Earlier today, Gamasutra put up their article on the behind the scenes development process of making Scorpio the best platform for game developers. This is another fascinating look into how Microsoft plans to support developers on the platform which if you recall, was one of the “four pillars” of their Scorpio road map. You can find the full article here and if you enjoy the details, we highly encourage you to check it out:
Project Scorpio Development – Behind the Scenes with Gamasutra
For those looking merely for the excerpts that are most notable, here are a few of them and why they are important.
- Microsoft has gone to great lengths to make sure developers aren’t required to build extra code for Scorpio specifically. From Xbox Engineering Executive Kareem Choudhry : “You can just write to the original set of [Xbox One] requirements that we have today, and then we’ll do the work to make sure that it actually runs better. But [developers] don’t have to do any custom work for Scorpio.”
- The final Scorpio XDK (Xbox Development Kit) is actually more powerful than the retail Scorpio including more RAM and more compute units. Why is that? Kevin Gammill, Group Program Manager for Xbox Core Platform, explains: “At a high level, it’s much easier for a game developer to come in higher and tune down, than come in lower and tune up. Or nail it. That just rarely happens,” said Gammill, by way of explaining why the Scorpio dev kit is a bit beefier than its retail counterpart. “Our overarching design principle was to make it easy for devs to hit our goals: 4K, 4K textures, rocksteady framerates, HDR, wide color gamut, and spatial audio.”

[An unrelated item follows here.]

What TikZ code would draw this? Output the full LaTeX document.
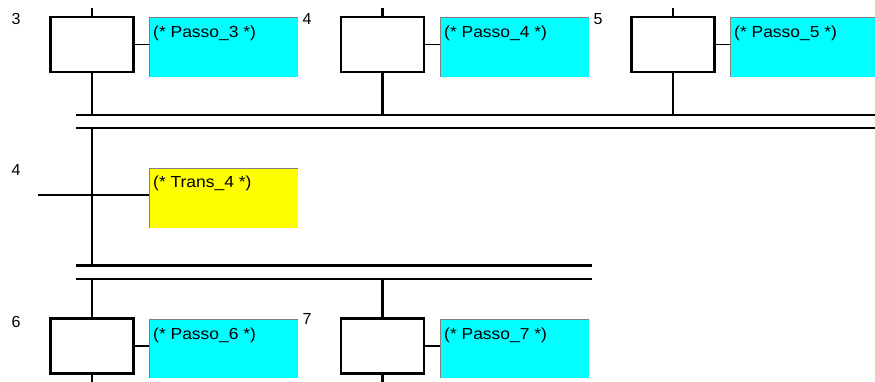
\documentclass[tikz,border=0pt]{standalone}
\usepackage{fontspec}
\setmainfont{Liberation Sans}
\newfontfamily\boxfont[FakeStretch=1.09]{Liberation Sans}
\definecolor{actcyan}{RGB}{0,255,255}
\definecolor{transyellow}{RGB}{255,255,0}
\definecolor{edgegray}{RGB}{128,128,128}
\begin{document}
\begin{tikzpicture}[x=1pt,y=-1pt,
  stepbox/.style={draw=black, line width=2.2pt, fill=white, minimum width=83pt,
    minimum height=55pt, inner sep=0pt, outer sep=0pt},
  actbox/.style={fill=actcyan, minimum width=149pt, minimum height=60pt,
    inner sep=0pt, outer sep=0pt},
  transbox/.style={actbox, fill=transyellow},
  boxtext/.style={anchor=base west, inner sep=0pt, font=\boxfont\fontsize{16}{18}\selectfont},
  numtext/.style={inner sep=0pt, font=\fontsize{16}{18}\selectfont},
  flow/.style={line width=2.2pt},
  thin link/.style={line width=1.2pt},
  bar/.style={line width=2.2pt}]

\useasboundingbox (0,0) rectangle (875,382);

% --- steps of the upper row
\node[stepbox] (s3) at (92,44.5) {};
\node[stepbox] (s4) at (382.5,44.5) {};
\node[stepbox] (s5) at (673,44.5) {};
\node[actbox] (a3) at (223.5,47) {};
\node[actbox] (a4) at (514.5,47) {};
\node[actbox] (a5) at (804.5,47) {};

% --- transition
\node[transbox] (t4) at (223.5,198) {};

% --- steps of the lower row
\node[stepbox] (s6) at (92,346) {};
\node[stepbox] (s7) at (382.5,346) {};
\node[actbox, minimum height=59pt] (a6) at (223.5,348.5) {};
\node[actbox, minimum height=59pt] (a7) at (514.5,348.5) {};

% gray edge on the left and top of the comment boxes
\foreach \b in {a3,a4,a5,t4,a6,a7}
  \draw[edgegray, line width=0.8pt] (\b.south west) -- (\b.north west) -- (\b.north east);

% --- texts in the boxes
\node[boxtext] (a3t) at ([xshift=4pt,yshift=-21pt]a3.north west) {(* Passo\_3 *)};
\node[boxtext] (a4t) at ([xshift=4pt,yshift=-21pt]a4.north west) {(* Passo\_4 *)};
\node[boxtext] (a5t) at ([xshift=4pt,yshift=-21pt]a5.north west) {(* Passo\_5 *)};
\node[boxtext] (t4t) at ([xshift=4pt,yshift=-20pt]t4.north west) {(* Trans\_4 *)};
\node[boxtext] (a6t) at ([xshift=4pt,yshift=-20pt]a6.north west) {(* Passo\_6 *)};
\node[boxtext] (a7t) at ([xshift=4pt,yshift=-20pt]a7.north west) {(* Passo\_7 *)};

% --- step and transition numbers
\node[numtext] (n3) at (16,19) {3};
\node[numtext] (n4) at (307,19) {4};
\node[numtext] (n5) at (598,19) {5};
\node[numtext] (nt4) at (16,170) {4};
\node[numtext] (n6) at (16,322) {6};
\node[numtext] (n7) at (307,319) {7};

% --- simultaneous divergence and convergence bars
\coordinate (u1a) at (76,115);  \coordinate (u1b) at (875,115);
\coordinate (u2a) at (76,128);  \coordinate (u2b) at (875,128);
\coordinate (l1a) at (76,265.5); \coordinate (l1b) at (592,265.5);
\coordinate (l2a) at (76,279);  \coordinate (l2b) at (592,279);
\draw[bar] (u1a) -- (u1b);
\draw[bar] (u2a) -- (u2b);
\draw[bar] (l1a) -- (l1b);
\draw[bar] (l2a) -- (l2b);

% --- flow lines of the upper steps
\foreach \s in {s3,s4,s5} {
  \draw[flow] (\s.north) -- ++(0,-9);
  \draw[flow] (\s.south) -- (\s.south |- u1a);
}
\draw[thin link] (s3.east) -- (a3.west |- s3.east);
\draw[thin link] (s4.east) -- (a4.west |- s4.east);
\draw[thin link] (s5.east) -- (a5.west |- s5.east);

% --- flow line through the transition
\draw[flow] (u2a -| s3.south) -- (l1a -| s3.south);
\coordinate (tin) at (38,195);
\draw[thin link] (tin) -- (t4.west |- tin);

% --- flow lines of the lower steps
\foreach \s in {s6,s7} {
  \draw[flow] (l2a -| \s.north) -- (\s.north);
  \draw[flow] (\s.south) -- ++(0,12);
}
\draw[thin link] (s6.east) -- (a6.west |- s6.east);
\draw[thin link] (s7.east) -- (a7.west |- s7.east);
\end{tikzpicture}
\end{document}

- The Scorpio retail unit will be able to be used as a game development kit for anyone, just like the Xbox One and Xbox One S: “If you’re a developer, you can go to Universal Dev Center, just like today, you can do that development on your Xbox One console you own today and also the same thing on Project Scorpio when it comes out,” said Choudhry. “And you’ll have more power available to you.”
- Microsoft is including an ultra-high speed transfer cable with the XDKs that support transferring 100gb of data in about 4 minutes. “It takes a hell of a long time to transfer a full build to a kit,” Mike Rayner, technical director at Microsoft’s Gears of War 4 developer The Coalition, told Gamasutra. He claims the new transfer cable is a significant time-saver for the studio, as they can now push a build for testing “6 to 7 times” faster. “Something that would have taken 3-45 minutes now takes a couple of minutes,” he added. “So that’s pretty huge for us.”

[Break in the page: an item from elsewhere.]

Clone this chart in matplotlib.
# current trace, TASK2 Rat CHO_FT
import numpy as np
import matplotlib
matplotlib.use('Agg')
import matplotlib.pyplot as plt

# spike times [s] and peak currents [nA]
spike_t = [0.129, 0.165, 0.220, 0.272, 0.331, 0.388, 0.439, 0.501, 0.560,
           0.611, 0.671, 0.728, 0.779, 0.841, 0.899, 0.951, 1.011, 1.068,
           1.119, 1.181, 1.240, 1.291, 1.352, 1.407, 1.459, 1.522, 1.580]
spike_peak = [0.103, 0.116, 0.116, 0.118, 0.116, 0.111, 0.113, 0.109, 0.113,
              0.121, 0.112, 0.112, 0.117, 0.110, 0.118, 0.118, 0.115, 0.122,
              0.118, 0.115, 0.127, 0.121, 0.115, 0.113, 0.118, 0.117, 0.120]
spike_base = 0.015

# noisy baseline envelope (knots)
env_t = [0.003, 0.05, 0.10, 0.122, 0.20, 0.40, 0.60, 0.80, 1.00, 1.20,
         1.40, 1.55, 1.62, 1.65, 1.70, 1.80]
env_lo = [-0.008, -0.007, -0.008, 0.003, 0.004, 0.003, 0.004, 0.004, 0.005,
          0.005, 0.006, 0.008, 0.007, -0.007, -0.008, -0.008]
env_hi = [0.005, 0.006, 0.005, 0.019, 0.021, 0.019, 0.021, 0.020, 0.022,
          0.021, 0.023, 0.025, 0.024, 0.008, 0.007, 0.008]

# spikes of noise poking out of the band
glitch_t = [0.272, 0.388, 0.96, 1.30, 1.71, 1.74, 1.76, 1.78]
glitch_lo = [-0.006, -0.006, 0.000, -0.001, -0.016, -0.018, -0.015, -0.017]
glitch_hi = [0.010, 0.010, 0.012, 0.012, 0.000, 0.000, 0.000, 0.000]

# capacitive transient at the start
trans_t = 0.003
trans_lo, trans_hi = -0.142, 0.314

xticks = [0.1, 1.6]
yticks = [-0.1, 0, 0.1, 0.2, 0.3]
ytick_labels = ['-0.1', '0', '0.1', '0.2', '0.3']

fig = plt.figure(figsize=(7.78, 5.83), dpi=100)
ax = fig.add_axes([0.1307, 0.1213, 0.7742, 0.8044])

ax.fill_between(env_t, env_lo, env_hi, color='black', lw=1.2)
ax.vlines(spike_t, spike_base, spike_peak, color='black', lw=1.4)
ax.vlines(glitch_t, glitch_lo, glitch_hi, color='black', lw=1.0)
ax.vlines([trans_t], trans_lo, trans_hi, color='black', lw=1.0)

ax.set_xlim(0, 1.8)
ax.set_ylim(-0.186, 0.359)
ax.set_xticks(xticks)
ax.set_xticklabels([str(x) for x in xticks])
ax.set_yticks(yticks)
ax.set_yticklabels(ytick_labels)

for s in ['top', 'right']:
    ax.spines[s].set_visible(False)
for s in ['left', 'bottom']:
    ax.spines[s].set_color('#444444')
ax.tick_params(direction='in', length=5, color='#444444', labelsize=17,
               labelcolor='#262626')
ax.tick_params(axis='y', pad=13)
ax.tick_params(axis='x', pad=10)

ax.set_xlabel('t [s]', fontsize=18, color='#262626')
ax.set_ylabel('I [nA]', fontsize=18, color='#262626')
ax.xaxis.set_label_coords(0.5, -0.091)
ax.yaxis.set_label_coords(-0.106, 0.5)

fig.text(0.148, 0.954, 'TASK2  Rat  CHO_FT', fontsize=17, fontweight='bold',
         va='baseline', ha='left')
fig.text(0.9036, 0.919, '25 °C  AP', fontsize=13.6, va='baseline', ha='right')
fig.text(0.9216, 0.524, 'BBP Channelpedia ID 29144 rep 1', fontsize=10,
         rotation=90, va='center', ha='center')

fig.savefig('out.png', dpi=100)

- While Turn 10, a first party studio, said they had Forza running in native 4K in less than 2 days on Scorpio, there has been the question of how easy that would be for other developers. According to Xbox ATG Head Jason Ronald, it’s been just as fast or faster for other developers: “One of the things that’s been really encouraging to us is, most people who are used to doing hardware bring-up, usually its a couple weeks to get games just physically running on it, let alone at performance. What we’ve seen with some of the middleware partners, the first-party and third-party partners, people have actually been able to come in, get their game running, and running at 4K, in less than a day,” said Ronald.
It’s very clear that Microsoft has very large plans for Scorpio. We believe the way at which they are slowly unveiling it is excellent and far removed (thankfully) from the way in which they initially came into this generation. The majority of the technical details are behind us so now that leaves the most important questions of all: how much does this monster cost, and when do we see the games. With E3 approaching in less than 2 months, we’re sure it won’t be long.